Perhaps I pay too much attention to what occurs in our industry but I have recently noticed a number of situations in the homebuilding business where the truth seems to be lacking. I am not suggesting that the people involved were actually lying but, rather, that when the truth needed to be told it was conveniently not volunteered. So that would seem to me to make these situations “untruths” by virtue of omission.
Although Colonel Jessup (A Few Good Men, 1992) suggested that we can’t handle the truth, I would disagree. Not only can we handle the truth in the homebuilding industry, we cannot survive and prosper without it. We need to hear the truth every day and listen to it every single time.
A builder who is active in one of the markets in which I work fired his real estate broker last year because he was unhappy with the sales staff consistently bringing in “low-ball” offers. The builder reportedly interviewed six different firms before selecting the one that appeared to him to have all the right answers yet the new sales team soon was bringing in the same “low ball” offers.
If this builder (thankfully not one of my clients) would have asked me, I would have told him that his homes are very ordinary, offering nothing that cannot be obtained from several other builders currently operating all over his local market. When “low ball” offers are made, it is always due to the fact that the buyers do not perceive the value of the homes. Although part of that perception might be due to lack of talent on the part of the sales staff, more probably it is caused by the builder having failed to provide a marketable USP (unique selling proposition) within the home and community. In that situation, price will always win out and this builder will continue to receive low price offers as will his competition and the builder that accepts the low price offer will make the sale.
I was not present when the new broker was hired but I would wager that he was eager to get the listing and either did not know what the reality of the builder’s position in the marketplace was or, giving him the benefit of the doubt as to his knowledge of the market, conveniently failed to inform the builder of the facts. This new broker also has a reputation of using a builder’s new home listings to sell resale housing so I will also wager that within the year the builder will fire this broker too and the cycle will begin again.
One of the talented advertising agencies with whom I have worked created a new marketing campaign as requested by a builder (again, fortunately not one of my clients) and showed me the program as a sample of their recent work. The campaign included major revisions to the homebuilder’s web site and a new social media effort plus new print ads, billboards and direct mail, all of which were admittedly very well done. Thousands of dollars were spent but, from what I have subsequently heard, although traffic increased slightly, there was no discernable improvement in sales and that was no surprise to me.
I am familiar with the market in which this builder operates and I have seen this builder’s homes.

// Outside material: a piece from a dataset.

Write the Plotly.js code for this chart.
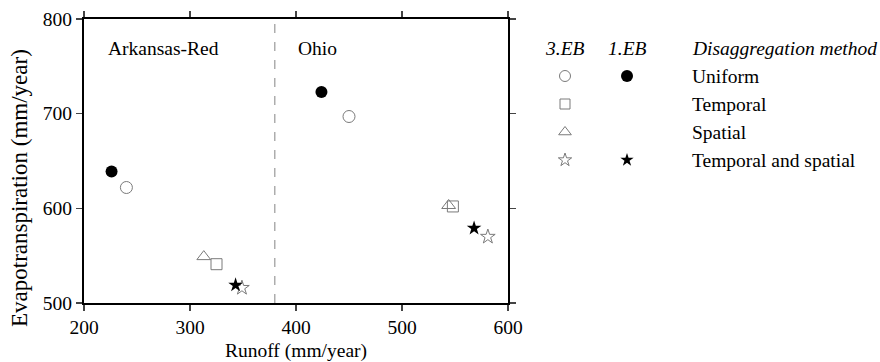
<!DOCTYPE html>
<html><head><meta charset="utf-8">
<script src="https://cdn.plot.ly/plotly-3.0.1.min.js"></script>
<style>body{margin:0;background:#fff}#c{width:880px;height:362px}</style>
</head><body><div id="c"></div>
<script>
// ---- data ----
const methods = ['Uniform', 'Temporal', 'Spatial', 'Temporal and spatial'];
const basinNames = ['Arkansas-Red', 'Ohio'];
const basinLabelX = [221, 400];
const basinLabelY = 769;
const dividerX = 380;
// 3.EB (open symbols) per method: [Arkansas-Red, Ohio]
const eb3Runoff = {
  'Uniform': [240, 450],
  'Temporal': [325, 548],
  'Spatial': [313, 544],
  'Temporal and spatial': [349, 581]
};
const eb3ET = {
  'Uniform': [622, 697],
  'Temporal': [541, 602],
  'Spatial': [549, 603],
  'Temporal and spatial': [516, 570]
};
// 1.EB (filled symbols) only for two methods
const eb1Runoff = {
  'Uniform': [226, 424],
  'Temporal and spatial': [343, 568]
};
const eb1ET = {
  'Uniform': [639, 723],
  'Temporal and spatial': [519, 579]
};
const xTicks = [200, 300, 400, 500, 600];
const yTicks = [500, 600, 700, 800];

// ---- styles ----
const openSym = {'Uniform':'circle-open','Temporal':'square-open','Spatial':'triangle-up-open','Temporal and spatial':'star-open'};
const fillSym = {'Uniform':'circle','Temporal and spatial':'star'};
const openSize = {'Uniform':12,'Temporal':11,'Spatial':12,'Temporal and spatial':11};
const fillSize = {'Uniform':12,'Temporal and spatial':11};
const legOpenSize = {'Uniform':11,'Temporal':10,'Spatial':11,'Temporal and spatial':10};
const legFillSize = {'Uniform':12,'Temporal and spatial':10};
const grey = '#7a7a7a';
const FONT = 'Liberation Serif, Times New Roman, serif';
const FS = 19.5;

const traces = [];
methods.forEach(m => {
  traces.push({x: eb3Runoff[m], y: eb3ET[m], type:'scatter', mode:'markers',
    marker:{symbol:openSym[m], size:openSize[m], color:grey, line:{color:grey, width:1}},
    xaxis:'x', yaxis:'y', hoverinfo:'skip'});
  if (eb1Runoff[m]) traces.push({x: eb1Runoff[m], y: eb1ET[m], type:'scatter', mode:'markers',
    marker:{symbol:fillSym[m], size:fillSize[m], color:'#000'},
    xaxis:'x', yaxis:'y', hoverinfo:'skip'});
});

// legend drawn in a secondary, hidden axis
const col3 = 565, col1 = 627, colText = 690;
methods.forEach((m, i) => {
  traces.push({x:[col3], y:[i+1], type:'scatter', mode:'markers',
    marker:{symbol:openSym[m], size:legOpenSize[m], color:grey, line:{color:grey, width:1}},
    xaxis:'x2', yaxis:'y2', hoverinfo:'skip'});
  if (fillSym[m]) traces.push({x:[col1], y:[i+1], type:'scatter', mode:'markers',
    marker:{symbol:fillSym[m], size:legFillSize[m], color:'#000'},
    xaxis:'x2', yaxis:'y2', hoverinfo:'skip'});
});

const annotations = [];
basinNames.forEach((b, i) => annotations.push({x: basinLabelX[i], y: basinLabelY, xref:'x', yref:'y',
  text:b, showarrow:false, xanchor:'left', yanchor:'middle', font:{family:FONT, size:FS, color:'#000'}}));
[['3.EB', col3, 'center'], ['1.EB', col1, 'center'], ['Disaggregation method', colText, 'left']].forEach(h =>
  annotations.push({x:h[1], y:0, xref:'x2', yref:'y2', text:'<i>'+h[0]+'</i>', showarrow:false,
    xanchor:h[2], yanchor:'middle', font:{family:FONT, size:FS, color:'#000'}}));
methods.forEach((m, i) => annotations.push({x:colText, y:i+1, xref:'x2', yref:'y2', text:m, showarrow:false,
  xanchor:'left', yanchor:'middle', font:{family:FONT, size:FS, color:'#000'}}));

const plotW = 880 - 84 - 5;
// y-axis title as a rotated annotation
annotations.push({x:(19-84)/plotW, y:(303-188)/284, xref:'paper', yref:'paper', text:'Evapotranspiration (mm/year)',
  textangle:-90, showarrow:false, xanchor:'center', yanchor:'middle', font:{family:FONT, size:23, color:'#000'}});

const layout = {
  width:880, height:362,
  margin:{l:84, r:5, t:19, b:59},
  paper_bgcolor:'#fff', plot_bgcolor:'#fff',
  showlegend:false,
  font:{family:FONT, size:FS, color:'#000'},
  xaxis:{domain:[0, (508-84)/plotW], range:[200, 600], tickvals:xTicks, ticks:'outside', ticklen:6, tickwidth:1.5,
    showline:true, linewidth:2, linecolor:'#000', mirror:'ticks', showgrid:false, zeroline:false,
    title:{text:'Runoff (mm/year)', font:{family:FONT, size:FS}, standoff:9}, tickfont:{family:FONT, size:FS}},
  yaxis:{range:[500, 800], tickvals:yTicks, ticks:'outside', ticklen:6, tickwidth:1.5,
    showline:true, linewidth:2, linecolor:'#000', mirror:'ticks', showgrid:false, zeroline:false,
    tickfont:{family:FONT, size:FS}},
  xaxis2:{domain:[(520-84)/plotW, 1], range:[520, 875], visible:false, anchor:'y2'},
  yaxis2:{range:[(303-48)/28, (19-48)/28], visible:false, anchor:'x2'},
  shapes:[{type:'line', xref:'x', yref:'y', x0:dividerX, x1:dividerX, y0:500, y1:800,
    line:{color:'#999', width:1.2, dash:'dash'}}],
  annotations: annotations
};
Plotly.newPlot('c', traces, layout, {staticPlot:true});
</script></body></html>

Once again, they are simply nothing special. In fact, he has effectively been building these same designs for the past ten years and now almost every other builder in the market offers the same homes. But even worse, now this builder has sold out all of the close-in locations that he had and his new communities are on the far fringes of the urban area. So he is offering stale designs in less desirable locations and competing not only with numerous other builders but also his own resale houses which enjoy superior locations and lower cost basis.
I know that business is slow for many ad agencies in the homebuilding industry but was there not an obligation on the part of this agency to have at least suggested to the builder that prior to changing the web site or running new ads he should look at his market position and strategic plan?
The reality is that even the best new sales team cannot solve the problem of homes lacking competitive superiority. And the best new advertising campaign cannot cure the inherent underlying issues of location and price. In both cases they are “tactical” attempts to correct “strategic” failings and are, therefore, inherently doomed to failure. I believe that the broker in the first situation and the ad agency in the second situation failed in their ethical, moral and business obligations to tell the truth. But I also fault the builders in both situations for failing to seek out the truth.
As my dear friend Bonnie Alfriend said in a reference for me,…”As one mutual builder client shared with me, ‘I may not always like what I hear from Dan but one thing is consistent; he always tells the truth and he is always right.” I am not certain that I am always right but I always tell the truth because while the truth may not set you free (please forgive the adjustment to John 8:32) it is a start to understanding reality and creating an opportunity for success in homebuilding. And I believe that every consultant and related industry professional has an obligation to tell the truth to their builders. But that’s just my opinion.